Data Science Series

Data play intimate roles in all aspects of life, personal and professional, from individual online purchases to business and science. The deluge of data generated from many sources, or so-called “Big Data”, present enormous challenges in analyzing them, let alone deriving the insights contained within them. The knowledge required to analyze them are drawn from multiple disciplines, such as statistics, machine learning, information sciences, and computer science, which can take years to master.


The following series of Data Science courses provide hands-on learning and some theoretical backgrounds toward this end. By the end of the series, students should be well equipped to apply cutting edge Data Science techniques, such as Artificial Neural Network, Deep Learning, Reinforcement Learning, Random Forest, Regression of various kinds, Model selection, Predictive Modelling, as well as formulating real-world questions into series of analyses, all the way to some basics of result interpretation. Throughout the series, students will be analyzing real-world data of various fields, such as financial, education, public health, and genetic data, using freely available programs called R and Python.


The Data Science course series is organized into a three-year program. Below are some learning highlights from each course. 

Data Science I(Year 1)

In year one students learn to program in R while focusing primarily upon different types of statistical analysis using a variety of datasets for context and interest. The statistical focus includes comparison vs. parametric statistics. Students learn about:

  • Problem formulation, different types of statistical models for analyzing data, and how to determine which model is most applicable to the problem posed. Modeling to be explored include:
    • linear regression
    • linear mixed effect model
    • logistic regression & survival analysis
    • prediction modeling
    • generalized linear regression

Analyzing outputs will require students to learn a series of analysis essentials and techniques, including:

  • T-test and the theory behind it as well as how to interpret other values (r, ANOVA)
  • Hazard Ratio
  • Kaplan Meier curve
  • Mann-Whitney U test
  • Fisher’s test
  • Kolmogorov-Smirnov test
  • Basics of Bayesian analysis and the theory behind it, including:
    • Bayesian method
    • Regression as a Bayesian problem
  • Acceptance-rejection method
  • Basics of Markov-Chain and/or random walk
  • Basics of Markov-Chain Monte-Carlo method
  • Missing data imputation
  • MICE method


Data Science II Preview(Year two)

In year two students program in Python and the course focuses on machine learning starting with the building blocks, including the basics of information theory, Expectation-Maximization (EM) theory and Bayesian method as applied to supervised learning. Students continue to explore different types of computational learning methods, e.g.,Principal Component Analysis (PCA), network approaches, clustering approaches, ensemble learning, structural equation modeling (SEM), etc.  In so doing, students take the logical learning steps for building competencies to understand machine-learning theory and techniques, including: Ridge regression, LASSO, Elastic Net in which they explore various tradeoffs and analytical methods.

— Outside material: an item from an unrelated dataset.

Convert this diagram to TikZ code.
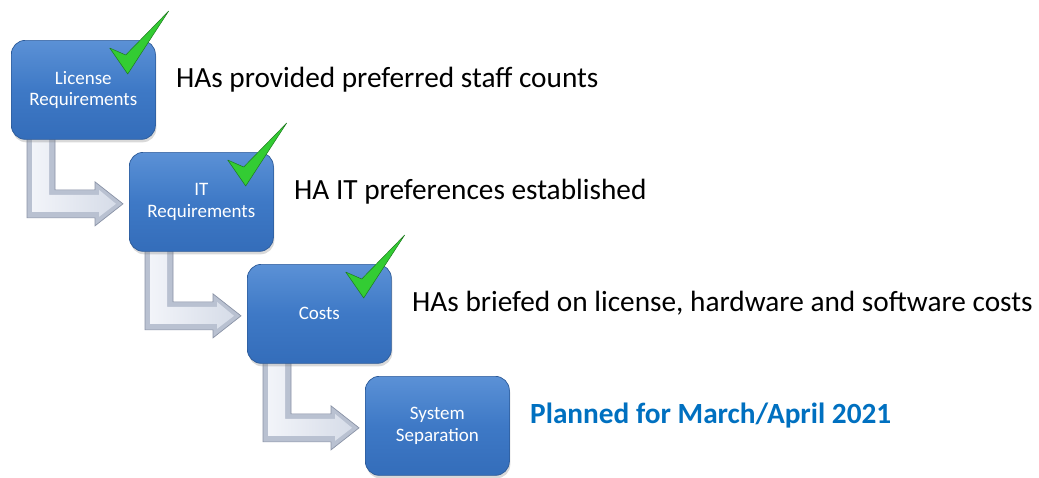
\documentclass[tikz,border=0pt]{standalone}
\usepackage{fontspec}
\setmainfont{Carlito}
\usetikzlibrary{calc,shadows}
\pgfdeclarelayer{background}
\pgfsetlayers{background,main}

\definecolor{boxtop}{HTML}{5B91D6}
\definecolor{boxmid}{HTML}{3E79C6}
\definecolor{boxbot}{HTML}{346DBA}
\definecolor{boxedge}{HTML}{2C5A98}
\definecolor{arrowedge}{HTML}{8A93A6}
\definecolor{arrowface}{HTML}{B9C1D1}
\definecolor{arrowinner}{HTML}{D6DCE8}
\definecolor{arrowlight}{HTML}{F2F4F9}
\definecolor{tickfill}{HTML}{33CC33}
\definecolor{tickedge}{HTML}{1E7A1E}
\definecolor{plannedblue}{HTML}{0070C0}

\tikzset{
  stepbox/.style={rectangle, rounded corners=14pt, minimum width=144pt,
    minimum height=99pt, top color=boxtop, bottom color=boxbot,
    middle color=boxmid,
    draw=boxedge, line width=0.7pt, text=white, align=center,
    font=\fontsize{19}{21.5}\selectfont, inner sep=0pt, anchor=north west,
    drop shadow={opacity=0.3, shadow xshift=1pt, shadow yshift=-3pt}},
  remark/.style={anchor=base west, inner sep=0pt,
    font=\fontsize{29.3}{34}\selectfont},
  bentarrow/.style={fill=arrowface, draw=arrowedge, line width=0.7pt,
    line join=miter},
  bentface/.style={left color=arrowlight, right color=arrowinner},
  tick/.style={fill=tickfill, draw=tickedge, line width=0.5pt,
    line join=round}
}

% bent connector from the lower left of box #1 into the west side of box #2
\newcommand\stepconnector[2]{%
  \path[bentarrow] let \p1=(#1.south west), \p2=(#2.west) in
    (\x1+16pt,\y1+10pt) -- (\x1+44pt,\y1+10pt) -- (\x1+44pt,\y2+12pt)
    -- (\x2-34pt,\y2+12pt) -- (\x2-34pt,\y2+20pt) -- (\x2-6pt,\y2-2pt)
    -- (\x2-34pt,\y2-24pt) -- (\x2-34pt,\y2-16pt) -- (\x1+16pt,\y2-16pt)
    -- cycle;
  \path[bentface] let \p1=(#1.south west), \p2=(#2.west) in
    (\x1+21pt,\y1+10pt) -- (\x1+38pt,\y1+10pt) -- (\x1+38pt,\y2+7pt)
    -- (\x2-30pt,\y2+7pt) -- (\x2-30pt,\y2+12pt) -- (\x2-13pt,\y2-2pt)
    -- (\x2-30pt,\y2-15pt) -- (\x2-30pt,\y2-10pt) -- (\x1+21pt,\y2-10pt)
    -- cycle;}

% green tick over the upper right corner of a box
\newcommand\donetick[1]{%
  \path[tick] let \p1=(#1.north east) in
    (\x1-46pt,\y1-8pt) -- (\x1-30pt,\y1-15pt) -- (\x1+13pt,\y1+29pt)
    -- (\x1-28pt,\y1-34pt) -- cycle;}

\begin{document}
\begin{tikzpicture}[x=1pt,y=-1pt]
  \useasboundingbox (0,0) rectangle (1039,477);

  \node[stepbox] (lic)  at (11,40)  {License\\Requirements};
  \node[stepbox] (it)   at (129,152) {IT\\Requirements};
  \node[stepbox] (cost) at (247,264) {Costs};
  \node[stepbox] (sep)  at (365,376) {System\\Separation};

  \begin{pgfonlayer}{background}
    \stepconnector{lic}{it}
    \stepconnector{it}{cost}
    \stepconnector{cost}{sep}
  \end{pgfonlayer}

  \donetick{lic}
  \donetick{it}
  \donetick{cost}

  \node[remark] (r1) at (176,87)  {HAs provided preferred staff counts};
  \node[remark] (r2) at (294,199) {HA IT preferences established};
  \node[remark] (r3) at (412,311) {HAs briefed on license, hardware and software costs};
  \node[remark, text=plannedblue, font=\fontsize{29.3}{34}\selectfont\bfseries]
    (r4) at (530,423) {Planned for March/April 2021};
\end{tikzpicture}
\end{document}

Data Science III Preview (Year Three)

In year three students take on Artificial Neural Network (ANN) theory, applications of ANN (e.g., handwriting categorization, voice transcription, text mining, face recognition, time series prediction problems (using perhaps stock / other financial data, etc.)  Students learning covers topics such as:

  • Boltzmann machine?
  • Single vs Multiple layered ANN
  • Backpropagation algorithm
  • Convergence / optimization issues
  • Self Organizing Map

The final focus in the course is on Deep Learning, basic theory, applications (e.g., understanding tensor flow, and vision and natural language processing applications) and exploration of areas including:

  • Convoluted Neural Network
  • Deep Belief Network
  • Recurrent Neural Network

By the conclusion of the series students understand and can use different models, analytical tools and techniques.